As far as I can learn, the first formal statement of racism in baseball appeared just five years after the Emancipation Proclamation. “On the first day of January, in the year of our Lord one thousand eight hundred and sixty-three,” Abraham Lincoln wrote, “all persons held as slaves within any State . . . shall be then, thenceforward, and forever free.” When General Robert E. Lee signed terms of surrender in a private home at Appomattox, Virginia, in 1865, the death of legal American slavery became assured. But bigotry has had a vastly longer shelf life.

In 1868 the National Association of Base Ball Players publicly announced a ban on “any club including one or more colored persons.”
Although a “national association of players” sounds like a union, actually it was a federation of club owners, a primitive major league.
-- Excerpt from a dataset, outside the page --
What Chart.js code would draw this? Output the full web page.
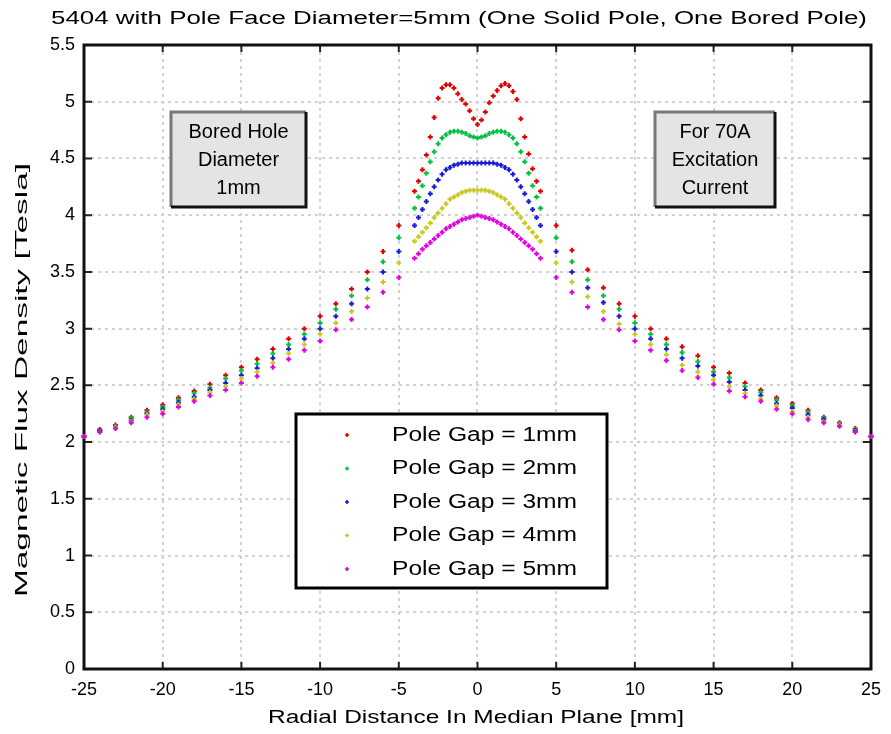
<!DOCTYPE html>
<html>
<head>
<meta charset="utf-8">
<script src="https://cdn.jsdelivr.net/npm/chart.js@4.4.1/dist/chart.umd.min.js"></script>
<style>
  html, body { margin: 0; padding: 0; background: #ffffff; }
  #wrap { width: 891px; height: 734px; }
</style>
</head>
<body>
<div id="wrap"><canvas id="chart" width="891" height="734"></canvas></div>
<script>
// radial positions [mm]: integer steps outside the pole, 0.25 mm steps across it
const distanceMm = [
  -25, -24, -23, -22, -21, -20, -19, -18, -17, -16, -15, -14, -13, -12, -11, -10, -9, -8, -7, -6, -5,
  -4, -3.75, -3.5, -3.25, -3, -2.75, -2.5, -2.25, -2, -1.75, -1.5, -1.25, -1, -0.75, -0.5, -0.25,
  0, 0.25, 0.5, 0.75, 1, 1.25, 1.5, 1.75, 2, 2.25, 2.5, 2.75, 3, 3.25, 3.5, 3.75, 4,
  5, 6, 7, 8, 9, 10, 11, 12, 13, 14, 15, 16, 17, 18, 19, 20, 21, 22, 23, 24, 25
];

const gap1mm = [
  2.05, 2.11, 2.15, 2.22, 2.28, 2.33, 2.39, 2.45, 2.51, 2.59, 2.66, 2.73, 2.82, 2.91, 3.00, 3.11, 3.22, 3.35, 3.50, 3.68, 3.91,
  4.21, 4.30, 4.40, 4.53, 4.69, 4.86, 5.03, 5.12, 5.15, 5.15, 5.12, 5.07, 5.02, 4.98, 4.92, 4.85,
  4.80, 4.84, 4.91, 4.99, 5.05, 5.10, 5.14, 5.16, 5.14, 5.09, 5.02, 4.85, 4.69, 4.54, 4.41, 4.30, 4.21,
  3.91, 3.69, 3.52, 3.36, 3.22, 3.11, 3.00, 2.91, 2.84, 2.76, 2.66, 2.61, 2.52, 2.46, 2.39, 2.34, 2.28, 2.22, 2.17, 2.12, 2.05
];
const gap2mm = [
  2.05, 2.10, 2.14, 2.21, 2.26, 2.31, 2.37, 2.43, 2.48, 2.56, 2.63, 2.69, 2.78, 2.86, 2.95, 3.05, 3.17, 3.29, 3.43, 3.59, 3.80,
  4.06, 4.16, 4.26, 4.37, 4.47, 4.56, 4.63, 4.68, 4.71, 4.73, 4.74, 4.74, 4.73, 4.72, 4.70, 4.69,
  4.68, 4.69, 4.70, 4.72, 4.73, 4.74, 4.74, 4.73, 4.71, 4.68, 4.63, 4.56, 4.47, 4.37, 4.26, 4.16, 4.06,
  3.80, 3.59, 3.43, 3.29, 3.17, 3.05, 2.95, 2.86, 2.79, 2.71, 2.62, 2.57, 2.49, 2.44, 2.37, 2.32, 2.26, 2.21, 2.16, 2.11, 2.05
];
const gap3mm = [
  2.05, 2.10, 2.13, 2.19, 2.25, 2.29, 2.35, 2.40, 2.46, 2.52, 2.59, 2.65, 2.74, 2.82, 2.91, 3.00, 3.11, 3.22, 3.35, 3.50, 3.68,
  3.91, 3.98, 4.05, 4.12, 4.19, 4.25, 4.31, 4.36, 4.40, 4.42, 4.44, 4.45, 4.46, 4.46, 4.46, 4.46,
  4.46, 4.46, 4.46, 4.46, 4.46, 4.45, 4.44, 4.42, 4.40, 4.36, 4.31, 4.25, 4.19, 4.12, 4.05, 3.98, 3.91,
  3.68, 3.50, 3.36, 3.23, 3.11, 3.00, 2.91, 2.82, 2.74, 2.67, 2.59, 2.53, 2.46, 2.41, 2.34, 2.30, 2.24, 2.20, 2.15, 2.10, 2.05
];
const gap4mm = [
  2.05, 2.09, 2.13, 2.18, 2.24, 2.27, 2.33, 2.38, 2.44, 2.49, 2.56, 2.62, 2.70, 2.78, 2.86, 2.95, 3.05, 3.15, 3.27, 3.41, 3.58,
  3.77, 3.81, 3.85, 3.89, 3.93, 3.98, 4.02, 4.06, 4.10, 4.14, 4.16, 4.18, 4.20, 4.21, 4.22, 4.22,
  4.22, 4.22, 4.22, 4.21, 4.20, 4.18, 4.16, 4.14, 4.10, 4.06, 4.02, 3.98, 3.93, 3.89, 3.85, 3.81, 3.77,
  3.58, 3.41, 3.28, 3.15, 3.04, 2.95, 2.86, 2.77, 2.68, 2.62, 2.55, 2.49, 2.43, 2.38, 2.32, 2.27, 2.22, 2.18, 2.15, 2.09, 2.05
];
const gap5mm = [
  2.05, 2.09, 2.12, 2.17, 2.22, 2.25, 2.31, 2.36, 2.41, 2.46, 2.52, 2.58, 2.66, 2.73, 2.81, 2.89, 2.99, 3.08, 3.19, 3.32, 3.45,
  3.62, 3.66, 3.70, 3.73, 3.76, 3.79, 3.82, 3.85, 3.88, 3.90, 3.92, 3.94, 3.96, 3.97, 3.98, 3.99,
  4.00, 3.99, 3.98, 3.97, 3.96, 3.94, 3.92, 3.90, 3.88, 3.85, 3.82, 3.79, 3.76, 3.73, 3.70, 3.66, 3.62,
  3.45, 3.32, 3.19, 3.08, 2.99, 2.89, 2.81, 2.72, 2.63, 2.57, 2.51, 2.45, 2.40, 2.36, 2.29, 2.25, 2.20, 2.17, 2.14, 2.09, 2.05
];

const seriesLabels = ["Pole Gap = 1mm", "Pole Gap = 2mm", "Pole Gap = 3mm", "Pole Gap = 4mm", "Pole Gap = 5mm"];
const seriesValues = [gap1mm, gap2mm, gap3mm, gap4mm, gap5mm];
const seriesColors = ["#e00000", "#00c040", "#1a1ad8", "#c8c820", "#e000e0"];

const titleText = "5404 with Pole Face Diameter=5mm (One Solid Pole, One Bored Pole)";
const xAxisTitle = "Radial Distance In Median Plane [mm]";
const yAxisTitle = "Magnetic Flux Density [Tesla]";
const leftNote = ["Bored Hole", "Diameter", "1mm"];
const rightNote = ["For 70A", "Excitation", "Current"];

const FONT = '"Liberation Sans", Arial, sans-serif';

// text squeezed/stretched to a given width, like the scanned original
function fitText(ctx, text, cx, cy, width, size, rotate) {
  ctx.save();
  ctx.font = size + "px " + FONT;
  ctx.textAlign = "center";
  ctx.textBaseline = "middle";
  ctx.fillStyle = "#000";
  const w = ctx.measureText(text).width;
  ctx.translate(cx, cy);
  if (rotate) ctx.rotate(-Math.PI / 2);
  ctx.scale(width / w, 1);
  ctx.fillText(text, 0, 0);
  ctx.restore();
}

function noteBox(ctx, lines, x, y, w, h) {
  ctx.save();
  ctx.fillStyle = "#e4e4e4";
  ctx.fillRect(x, y, w, h);
  ctx.lineWidth = 3;
  ctx.strokeStyle = "#777";
  ctx.beginPath();
  ctx.moveTo(x, y + h); ctx.lineTo(x, y); ctx.lineTo(x + w, y);
  ctx.stroke();
  ctx.strokeStyle = "#111";
  ctx.beginPath();
  ctx.moveTo(x + w, y); ctx.lineTo(x + w, y + h); ctx.lineTo(x, y + h);
  ctx.stroke();
  ctx.restore();
  const cx = x + w / 2;
  ctx.save();
  ctx.font = "20px " + FONT;
  ctx.textAlign = "center";
  ctx.textBaseline = "middle";
  ctx.fillStyle = "#000";
  lines.forEach((t, i) => ctx.fillText(t, cx, y + 20 + i * 28));
  ctx.restore();
}

const decorations = {
  id: "decorations",
  beforeDraw(chart) {
    const ctx = chart.ctx;
    ctx.save();
    ctx.fillStyle = "#fff";
    ctx.fillRect(0, 0, chart.width, chart.height);
    ctx.restore();
  },
  beforeDatasetsDraw(chart) {
    const ctx = chart.ctx;
    const a = chart.chartArea;
    const xs = chart.scales.x;
    const ys = chart.scales.y;

    // inward tick marks on all four sides
    ctx.save();
    ctx.strokeStyle = "#222";
    ctx.lineWidth = 2;
    ctx.beginPath();
    xs.ticks.forEach(t => {
      const px = xs.getPixelForValue(t.value);
      ctx.moveTo(px, a.bottom); ctx.lineTo(px, a.bottom - 7);
      ctx.moveTo(px, a.top); ctx.lineTo(px, a.top + 7);
    });
    ys.ticks.forEach(t => {
      const py = ys.getPixelForValue(t.value);
      ctx.moveTo(a.left, py); ctx.lineTo(a.left + 8, py);
      ctx.moveTo(a.right, py); ctx.lineTo(a.right - 8, py);
    });
    ctx.stroke();
    // axes box
    ctx.strokeStyle = "#111";
    ctx.lineWidth = 3;
    ctx.strokeRect(a.left, a.top, a.right - a.left, a.bottom - a.top);
    ctx.restore();
  },
  afterDraw(chart) {
    const ctx = chart.ctx;

    fitText(ctx, titleText, 459, 19, 816, 18);
    fitText(ctx, xAxisTitle, 476, 718, 416, 18);
    fitText(ctx, yAxisTitle, 22, 380, 434, 17, true);

    noteBox(ctx, leftNote, 171, 112, 135, 95);
    noteBox(ctx, rightNote, 655, 112, 120, 95);

    // legend
    ctx.save();
    ctx.fillStyle = "#fff";
    ctx.fillRect(296, 414, 311, 174);
    ctx.strokeStyle = "#000";
    ctx.lineWidth = 3;
    ctx.strokeRect(296, 414, 311, 174);
    ctx.font = "20px " + FONT;
    ctx.textBaseline = "middle";
    seriesLabels.forEach((label, i) => {
      const y = 435 + i * 33.5;
      ctx.strokeStyle = seriesColors[i];
      ctx.lineWidth = 1.6;
      ctx.beginPath();
      ctx.moveTo(345, y); ctx.lineTo(349, y);
      ctx.moveTo(347, y - 2); ctx.lineTo(347, y + 2);
      ctx.stroke();
      ctx.fillStyle = "#000";
      const w = ctx.measureText(label).width;
      ctx.save();
      ctx.translate(392, y);
      ctx.scale(185 / w, 1);
      ctx.fillText(label, 0, 0);
      ctx.restore();
    });
    ctx.restore();
  }
};

const datasets = seriesLabels.map((label, i) => ({
  label,
  data: distanceMm.map((x, k) => ({ x, y: seriesValues[i][k] })),
  pointStyle: "cross",
  pointRadius: 2.5,
  pointBorderWidth: 2,
  borderColor: seriesColors[i],
  backgroundColor: seriesColors[i],
  showLine: false,
  clip: false,
  order: seriesLabels.length - i,
}));

new Chart(document.getElementById("chart"), {
  type: "scatter",
  data: { datasets },
  options: {
    responsive: false,
    animation: false,
    events: [],
    layout: { padding: { left: 0, right: 17, top: 45, bottom: 0 } },
    plugins: {
      legend: { display: false },
      title: { display: false },
      tooltip: { enabled: false },
    },
    scales: {
      x: {
        type: "linear",
        min: -25,
        max: 25,
        afterFit: s => { s.height = 65; },
        ticks: {
          stepSize: 5,
          color: "#000",
          padding: 10,
          font: { family: FONT, size: 18 },
        },
        grid: { color: "#d2d2d2", lineWidth: 2, drawTicks: false },
        border: { display: false, dash: [3, 4] },
      },
      y: {
        type: "linear",
        min: 0,
        max: 5.5,
        afterFit: s => { s.width = 84; },
        ticks: {
          stepSize: 0.5,
          color: "#000",
          padding: 9,
          font: { family: FONT, size: 18 },
          callback: v => String(v),
        },
        grid: { color: "#d2d2d2", lineWidth: 2, drawTicks: false },
        border: { display: false, dash: [3, 4] },
      },
    },
  },
  plugins: [decorations],
});
</script>
</body>
</html>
Over the late 1860s and 1870s baseball evolved from an amateur activity, a club sport conducted broadly along the lines of English cricket, toward becoming predominantly professional. When the National Association splintered into competing organizations in 1871, professional teams no longer were restricted by the 1868 racist rule and for a short while—in 1878 and again in 1884—African Americans played in the major leagues. But abruptly, they were excluded in 1885. No written decree, much less a public statement, came to light back then, nor has any since. But black faces vanished, first from the major leagues and then, over about 15 more years, from the minor leagues as well. By the end of the 1898 season, when the minor leagues were finally and totally closed to blacks, the triumph of baseball bigotry became complete.

In 1884 two Negro brothers, catcher Moses Fleetwood Walker and outfielder Welday Wilberforce Walker, played part of a season for the Toledo Blue Stockings of the then major American Association. They are generally accepted as the first blacks in the major leagues. The Walkers came from an upper-middle-class background in Mount Pleasant, Ohio, the sons of Dr. Moses W. Walker, the first African American physician in Mount Pleasant. Fleet Walker, a man of keen intelligence, enrolled in Oberlin College in 1878 and played on the college’s first varsity baseball team in 1881. He transferred to the University of Michigan law school the following fall and played varsity ball for Michigan in 1882. With the Toledo Blue Stockings two years later, Fleet Walker batted .263 in 42 games. His brother, Welday, played in five games and hit .222.

The numbers do not suggest great skills, but Hugh Fullerton, one of the ablest early baseball writers, offered a telling story
. It came from Anthony John “Count” Mullane, a native of Cork, Ireland, who settled in the Midwest and became an early pitching wonder. Mullane was ambidextrous. He threw equally hard from either side and never
used a glove. How, then, did he contend with line drives bashed through the box? Quite simply, as Count Mullane put it, “I got the hell out of the way.”

Mullane signed with Toledo for 1884 and that season pitched 65 complete games. He won 35. “Toledo had a colored man [Fleet Walker] who was declared by many to be the greatest catcher of his time,” Fullerton wrote in the
New York World
, “but Tony Mullane did not like being the battery partner of a Negro.”

“I had it in for him,” Tony admitted years later. “He was the best catcher I ever worked with, but I disliked having a Negro catcher and whenever I had to pitch to him I used to pitch anything I wanted without looking at his signals. One day he signaled me for a curve and I shot a fastball at him. He caught it and walked down to me.